ONNX Runtime Release Roadmap

ONNX Runtime is released on a quarterly basis. Patch releases are published between major releases as necessary.

Previous release
1.20.0
Release date: 11/1/2024
In-Progress Release
1.20.1
Release date: 11/20/2024
Next release
1.21
Release date: Feb. 2025

Announcements

  • The onnxruntime-gpu v1.10.0 will be removed from PyPI. We have hit our PyPI project size limit for onnxruntime-gpu, so we will be removing our oldest package version to free up the necessary space.
  • ONNX Runtime v1.20.0 is now officially released. For release notes, assets, and more, visit our GitHub Releases page.

Versioning Updates

We are planning to upgrade ONNX Runtime support for the following (where the first value is the highest version previously supported and the second value is the version support that will be added in ORT 1.20.1):

  • QNN SDK 2.27 --> 2.28
  • DirectML 1.15.2 --> 1.16
  • ONNX 1.17 support will be included in a future release.

Major Updates

In addition to various bug fixes and performance improvements, ORT 1.20.1 will include the following updates:

  • CPU FP16 implementation fixes for the following kernels: LayerNormalization, SimplifiedLayerNormalization, SkipLayerNormalization, SkipSimplifiedLayerNormalization.
  • Python quantization tool updates.
  • New QNN SDK version support.

Feature Requests

To request new ONNX Runtime features to be included in a future release, please submit a feature request through GitHub Issues or through GitHub Discussions.

To ensure that your request is addressed as quickly as possible, please:

  • Include a detailed title.
  • Provide as much detail as possible in the body of your request (e.g., use case for the feature, the platform(s) or EP(s) this feature is needed for, etc.).
  • Apply a label corresponding to the appropriate ONNX Runtime area (e.g., "platform:mobile", "platform:web", "ep:CUDA", etc.) if you know it.
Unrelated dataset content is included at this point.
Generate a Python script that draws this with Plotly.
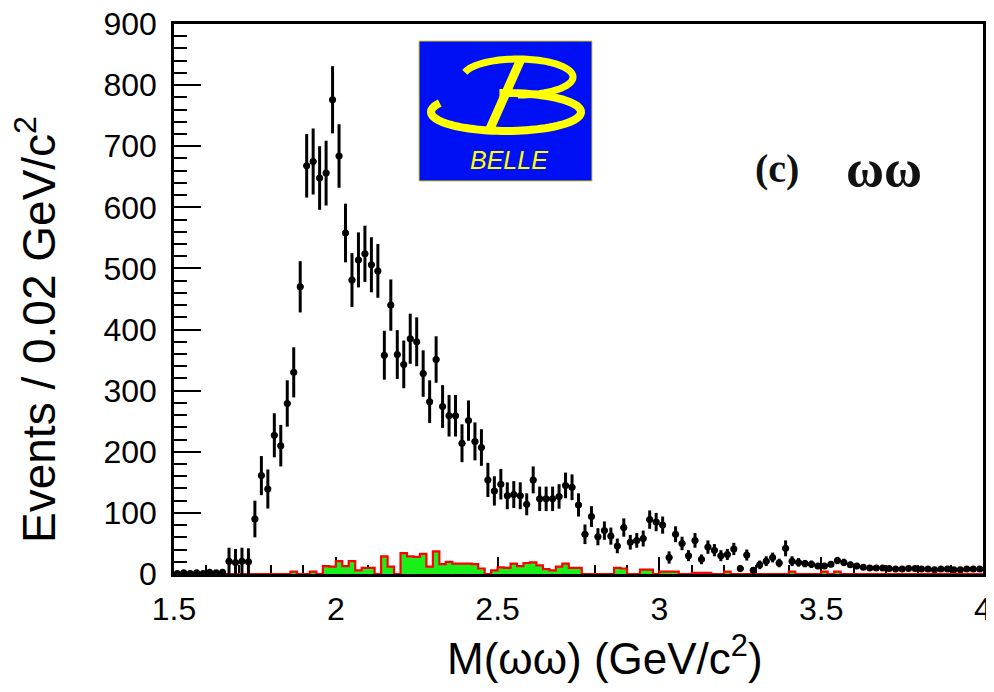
import numpy as np
import plotly.graph_objects as go

# ---------------- data ----------------
bin_width = 0.02
x_lo, x_hi = 1.5, 4.0
n_bins = 125
centers = np.round(x_lo + bin_width * (np.arange(n_bins) + 0.5), 3)
edges = np.round(x_lo + bin_width * np.arange(n_bins + 1), 3)

# Events per 0.02 GeV/c^2 (black points), bins 1.51 ... 3.99
events = [
    1, 2, 1, 2, 1, 3, 2,                 # 1.51-1.63
    3,                                   # 1.65
    21, 19, 21, 20,                      # 1.67-1.73
    90, 161, 139, 227, 210, 279, 330, 470,   # 1.75-1.89
    668, 675, 648, 656, 776, 684, 558, 481,  # 1.91-2.05
    514, 524, 506, 496, 358, 440, 359, 343,  # 2.07-2.21
    385, 380, 328, 282, 351, 274, 259, 259,  # 2.23-2.37
    214, 251, 217, 207, 154, 136, 147, 128,  # 2.39-2.53
    130, 128, 114, 154, 123, 123, 123, 127,  # 2.55-2.69
    145, 142, 113, 65, 94, 61, 71, 62,       # 2.71-2.85
    46, 76, 52, 55, 58, 89, 85, 80,          # 2.87-3.01
    27, 65, 50, 30, 55, 24, 44, 39,          # 3.03-3.17
    30, 32, 41, 9, 31, 6, 15, 21,            # 3.19-3.33
    27, 18, 42, 21, 19, 17, 16, 13,          # 3.35-3.49
    13, 16, 22, 19, 15, 13, 11, 10,          # 3.51-3.65
    10, 10, 9, 8, 8, 9, 9, 8, 8, 7, 8, 8, 7, 7, 8, 8, 8,  # 3.67-3.99
]
errors = [
    3, 3, 3, 3, 3, 4, 3,
    5,
    22, 22, 22, 22,
    30, 32, 32, 36, 34, 38, 41, 42,
    52, 54, 52, 53, 55, 52, 48, 44,
    45, 46, 45, 44, 40, 42, 40, 39,
    41, 40, 38, 35, 38, 35, 34, 34,
    31, 33, 31, 30, 28, 24, 25, 22,
    22, 22, 18, 22, 20, 20, 20, 20,
    21, 21, 19, 16, 17, 14, 15, 14,
    12, 15, 12, 12, 13, 15, 15, 14,
    10, 13, 11, 9, 12, 8, 11, 10,
    9, 9, 10, 5, 9, 4, 7, 8,
    8, 7, 13, 8, 7, 6, 6, 5,
    5, 5, 6, 6, 5, 5, 4, 4,
    4, 4, 4, 4, 4, 4, 4, 4, 4, 4, 4, 4, 4, 4, 4, 4, 4,
]
# Background histogram (green, red outline), same binning
background = [
    0, 0, 0, 0, 0, 0, 0, 0, 0, 0,            # 1.50-1.70
    0, 0, 0, 0, 0, 0, 0, 0, 4, 0,            # 1.70-1.90
    0, 4, 0, 13, 12, 21, 13, 21, 6, 10,      # 1.90-2.10
    10, 0, 29, 12, 0, 34, 29, 28, 33, 12,    # 2.10-2.30
    37, 16, 20, 17, 17, 17, 16, 9, 0, 6,     # 2.30-2.50
    11, 10, 17, 13, 18, 19, 14, 8, 6, 12,    # 2.50-2.70
    17, 10, 10, 0, 0, 0, 0, 0, 10, 9,        # 2.70-2.90
    0, 0, 7, 7, 0, 4, 4, 4, 0, 0,            # 2.90-3.10
    2, 2, 2, 0, 0, 4, 0, 0, 0, 0,            # 3.10-3.30
    0, 0, 0, 0, 0, 4, 0, 0, 0, 0,            # 3.30-3.50
    4, 0, 4, 0, 0, 0, 0, 0, 0, 0,            # 3.50-3.70
    0, 0, 0, 0, 0, 0, 0, 0, 0, 0,            # 3.70-3.90
    0, 0, 0, 0, 0,                           # 3.90-4.00
]

x_title = "M(ωω) (GeV/c<sup>2</sup>)"
y_title = "Events / 0.02 GeV/c<sup>2</sup>"
y_ticks = [0, 100, 200, 300, 400, 500, 600, 700, 800, 900]
x_ticks = [1.5, 2, 2.5, 3, 3.5, 4]
x_tick_text = ["1.5", "2", "2.5", "3", "3.5", "4"]

# ---------------- layout geometry ----------------
W, H = 994, 692
PAGE_OFFSET = 8          # default body margin of the html page
PX_L, PX_R, PX_T, PX_B = 174, 983, 24, 574   # plot area in window pixels


def to_paper(px, py):
    return (px - PX_L) / (PX_R - PX_L), (PX_B - py) / (PX_B - PX_T)


def poly_path(points):
    pp = [to_paper(x, y) for x, y in points]
    return "M " + " L ".join(f"{x:.5f},{y:.5f}" for x, y in pp)


def arc_points(cx, cy, rx, ry, t0, t1, n=80):
    ts = np.radians(np.linspace(t0, t1, n))
    return [(cx + rx * np.cos(t), cy + ry * np.sin(t)) for t in ts]


fig = go.Figure()

hist_y = list(background) + [background[-1]]
fig.add_trace(go.Scatter(
    x=edges, y=hist_y, mode="lines", line_shape="hv",
    line=dict(color="#ff0000", width=2.2),
    fill="tozeroy", fillcolor="#19f019",
    hoverinfo="skip", showlegend=False,
))

fig.add_trace(go.Scatter(
    x=centers, y=events, mode="markers",
    marker=dict(color="black", size=7),
    error_y=dict(type="data", array=errors, color="black", thickness=3, width=0),
    error_x=dict(type="constant", value=bin_width / 2, color="black", thickness=2.5, width=0),
    showlegend=False,
))

tick_font = dict(family="Liberation Sans, Arial, sans-serif", size=32, color="black")

fig.update_layout(
    width=W, height=H,
    margin=dict(l=PX_L - PAGE_OFFSET, r=W - PX_R + PAGE_OFFSET,
                t=PX_T - PAGE_OFFSET, b=H - PX_B + PAGE_OFFSET, pad=0, autoexpand=False),
    paper_bgcolor="white", plot_bgcolor="white",
    showlegend=False,
    xaxis=dict(
        range=[x_lo, x_hi], tickvals=x_ticks, ticktext=x_tick_text,
        ticks="inside", ticklen=17, tickwidth=2, tickcolor="black",
        minor=dict(dtick=0.1, ticks="inside", ticklen=9, tickwidth=2, tickcolor="black"),
        showline=True, linecolor="black", linewidth=2.5, mirror=True,
        showgrid=False, zeroline=False, tickfont=tick_font,
        ticklabelstandoff=5, ticklabeloverflow="allow",
        layer="below traces", automargin=False,
    ),
    yaxis=dict(
        range=[0, 900], tickvals=y_ticks,
        ticks="inside", ticklen=27, tickwidth=2, tickcolor="black",
        minor=dict(dtick=20, ticks="inside", ticklen=13, tickwidth=2, tickcolor="black"),
        showline=True, linecolor="black", linewidth=2.5, mirror=True,
        showgrid=False, zeroline=False, tickfont=tick_font,
        ticklabelstandoff=8, ticklabeloverflow="allow", automargin=False,
    ),
)

# axis titles
xt = to_paper(605, 655)
yt = to_paper(36, 330)
fig.add_annotation(x=xt[0], y=xt[1], xref="paper", yref="paper", text=x_title,
                   showarrow=False, xanchor="center", yanchor="middle",
                   font=dict(family="Liberation Sans, Arial, sans-serif", size=44, color="black"))
fig.add_annotation(x=yt[0], y=yt[1], xref="paper", yref="paper", text=y_title,
                   textangle=-90, showarrow=False, xanchor="center", yanchor="middle",
                   font=dict(family="Liberation Sans, Arial, sans-serif", size=46, color="black"))

# panel label
c1 = to_paper(777, 168)
c2 = to_paper(884, 168)
fig.add_annotation(x=c1[0], y=c1[1], xref="paper", yref="paper", text="<b>(c)</b>",
                   showarrow=False, xanchor="center", yanchor="middle",
                   font=dict(family="Liberation Serif, DejaVu Serif, serif", size=40, color="#111"))
fig.add_annotation(x=c2[0], y=c2[1], xref="paper", yref="paper", text="<b>ωω</b>",
                   showarrow=False, xanchor="center", yanchor="middle",
                   font=dict(family="Liberation Serif, DejaVu Serif, serif", size=52, color="#111"))

# BELLE logo
r0 = to_paper(419, 181)
r1 = to_paper(592, 41)
yellow = "#ffff00"
fig.add_shape(type="rect", xref="paper", yref="paper", x0=r0[0], y0=r0[1], x1=r1[0], y1=r1[1],
              fillcolor="#0010f5", line=dict(color="#d8d020", width=1))
fig.add_shape(type="path", xref="paper", yref="paper",
              path=poly_path(arc_points(518, 77, 55, 18, 195, 450)),
              line=dict(color=yellow, width=7))
fig.add_shape(type="path", xref="paper", yref="paper",
              path=poly_path(arc_points(506, 112, 75, 19, 208, -95)),
              line=dict(color=yellow, width=8))
fig.add_shape(type="path", xref="paper", yref="paper",
              path=poly_path([(521, 59), (489, 131)]),
              line=dict(color=yellow, width=9))
bl = to_paper(509, 160)
fig.add_annotation(x=bl[0], y=bl[1], xref="paper", yref="paper", text="<i>BELLE</i>",
                   showarrow=False, xanchor="center", yanchor="middle",
                   font=dict(family="Liberation Sans, Arial, sans-serif", size=25, color=yellow))

fig.write_html("out.html")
Note: All timelines and features listed on this page are subject to change.

ONNX Runtime 1.20.1

Tentative release date: 11/20/2024

Announcements
  • The onnxruntime-gpu v1.10.0 will be removed from PyPI. We have hit our PyPI project size limit for onnxruntime-gpu, so we will be removing our oldest package version to free up the necessary space.
Build System & Packages

No features planned for 1.20.1. Stay tuned for 1.21 features.

Core

No features planned for 1.20.1. Stay tuned for 1.21 features.

Performance

No features planned for 1.20.1. Stay tuned for 1.21 features.

Quantization
  • Introduce get_int_qdq_config() helper to get QDQ configurations (#22677).
  • Update QDQ Pad, Slice, Softmax (#22676).
  • Handle input models with pre-quantized weights (#22633).
  • Prevent int32 quantized bias from clipping by adjusting the weight's scale (#22020).
EPs

CPU

  • Fix CPU FP16 implementations for the following kernels: LayerNormalization, SimplifiedLayerNormalization, SkipLayerNormalization, SkipSimplifiedLayerNormalization.

QNN

  • QNN SDK 2.28.x support.

DirectML

  • DirectML 1.16 support.
Mobile

No features planned for 1.20.1. Stay tuned for 1.21 features.

Web

No features planned for 1.20.1. Stay tuned for 1.21 features.

generate() API

No features planned for 1.20.1. Stay tuned for 1.21 features.

Extensions

No features planned for 1.20.1. Stay tuned for 1.21 features.

Olive

No features planned for 1.20.1. Stay tuned for 1.21 features.